A study commissioned by Brighton & Hove City Council has revealed that creative industries in Brighton & Hove are booming and there just isn't enough workspace currently available to accommodate all of the growing businesses.
According to the authors of the report finding space for these businesses will take some creativity. Already the city has artists working out of former fishermen’s lockers, bin stores beneath some council flats and a church.
Other UK examples highlighted in the report are a gallery in a Lancashire pig farm and a Dinosaur-themed circus sharing a Dorset barn with a scrap metal dealer.
An investigation by the city council has shown the sector is growing by around 5% a year – or creating nearly 800 new jobs annually.
Creative occupations include everything from digital media to film, video and TV to fashion, art and advertising.
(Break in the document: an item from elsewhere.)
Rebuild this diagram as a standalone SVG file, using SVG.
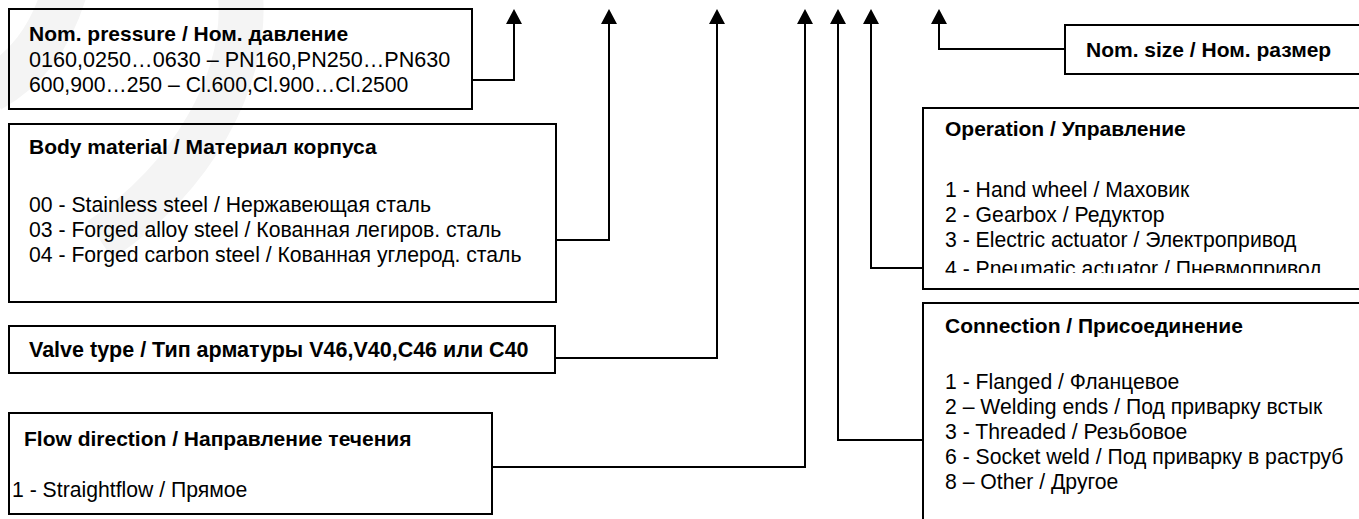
<svg xmlns="http://www.w3.org/2000/svg" width="1359" height="519" viewBox="0 0 1359 519">
<defs>
<style>
.box{fill:none;stroke:#000;stroke-width:2}
.t{font-family:"Liberation Sans",Arial,sans-serif;font-size:21.2px;fill:#000}
.b{font-weight:bold;font-size:21px}
.c{fill:none;stroke:#000;stroke-width:2}
.wm{fill:none;stroke:#f4f4f4;stroke-width:45}
</style>
<marker id="ah" viewBox="0 0 15 16" refX="2" refY="8" markerWidth="15" markerHeight="16" markerUnits="userSpaceOnUse" orient="auto">
<path d="M0,0 L15,8 L0,16 z" fill="#000"/>
</marker>
<clipPath id="opclip"><rect x="923" y="108" width="436" height="165"/></clipPath>
</defs>
<rect width="1359" height="519" fill="#fff"/>
<g id="watermark">
<path class="wm" d="M240,-10 C250,80 190,180 100,240"/>
<path class="wm" d="M65,-10 C50,40 25,70 -10,90"/>
</g>
<g id="connectors">
<path class="c" marker-end="url(#ah)" d="M472,80 H514 V22"/>
<path class="c" marker-end="url(#ah)" d="M556,240 H609 V22"/>
<path class="c" marker-end="url(#ah)" d="M555,358 H717 V22"/>
<path class="c" marker-end="url(#ah)" d="M492,467 H805 V22"/>
<path class="c" marker-end="url(#ah)" d="M923,440 H838 V22"/>
<path class="c" marker-end="url(#ah)" d="M923,268 H871 V22"/>
<path class="c" marker-end="url(#ah)" d="M1065,49 H939 V22"/>
</g>
<g id="nom-pressure">
<rect class="box" x="9" y="9" width="463" height="100"/>
<text class="t b" x="29" y="41">Nom. pressure / Ном. давление</text>
<text class="t" x="29" y="67" style="font-size:21.6px">0160,0250…0630 – PN160,PN250…PN630</text>
<text class="t" x="29" y="92">600,900…250 – Cl.600,Cl.900…Cl.2500</text>
</g>
<g id="body-material">
<rect class="box" x="9" y="124" width="547" height="178"/>
<text class="t b" x="29" y="154">Body material / Материал корпуса</text>
<text class="t" x="29" y="212">00 - Stainless steel / Нержавеющая сталь</text>
<text class="t" x="29" y="237">03 - Forged alloy steel / Кованная легиров. сталь</text>
<text class="t" x="29" y="262">04 - Forged carbon steel / Кованная углерод. сталь</text>
</g>
<g id="valve-type">
<rect class="box" x="9" y="326" width="546" height="47"/>
<text class="t b" x="29" y="357" style="font-size:21.5px">Valve type / Тип арматуры V46,V40,C46 или C40</text>
</g>
<g id="flow-direction">
<rect class="box" x="9" y="413" width="483" height="101"/>
<text class="t b" x="24" y="446">Flow direction / Направление течения</text>
<text class="t" x="12" y="497">1 - Straightflow / Прямое</text>
</g>
<g id="nom-size">
<rect class="box" x="1065" y="25" width="310" height="49"/>
<text class="t b" x="1086" y="57">Nom. size / Ном. размер</text>
</g>
<g id="operation">
<rect class="box" x="923" y="108" width="450" height="181"/>
<text class="t b" x="945" y="136">Operation / Управление</text>
<g clip-path="url(#opclip)">
<text class="t" x="945" y="197">1 - Hand wheel / Маховик</text>
<text class="t" x="945" y="222">2 - Gearbox / Редуктор</text>
<text class="t" x="945" y="247">3 - Electric actuator / Электропривод</text>
<text class="t" x="945" y="276">4 - Pneumatic actuator / Пневмопривод</text>
</g>
</g>
<g id="connection">
<rect class="box" x="923" y="303" width="450" height="230"/>
<text class="t b" x="945" y="333">Connection / Присоединение</text>
<text class="t" x="945" y="389">1 - Flanged / Фланцевое</text>
<text class="t" x="945" y="414">2 – Welding ends / Под приварку встык</text>
<text class="t" x="945" y="439">3 - Threaded / Резьбовое</text>
<text class="t" x="945" y="464">6 - Socket weld / Под приварку в раструб</text>
<text class="t" x="945" y="489">8 – Other / Другое</text>
</g>
</svg>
Sixteen thousand people in the city already work in the sector – nearly 1% of the workforce. Centrepiece of the city’s creative year, the Brighton Festival, earns around £20m annually for the local economy.
Such is demand that 75%of the city’s 1500 creative firms want bigger premises.
At forecast levels of growth of between 2-5%, the study found that an extra 130,000 square feet of space would be needed for the sector annually. This equates to an area about a quarter of the floorspace in Churchill Square, the city’s large shopping mall.
The report recommends a creative industries champion within the planning department; a review of sites which might be suitable for creative work; more creative workspace in mixed use developments and extending opportunities for shared ownership of work premises. A working group should be established to explore live-work accommodation, says the report.
Cabinet member for culture Cllr David Smith said: “This sector has real potential to create jobs and start small businesses in the city. We need to develop a range of types of accommodation for different types of creative businesses. It’s crucial these are affordable, appropriate and available. So the council and other property owners need to be creative about finding them homes.”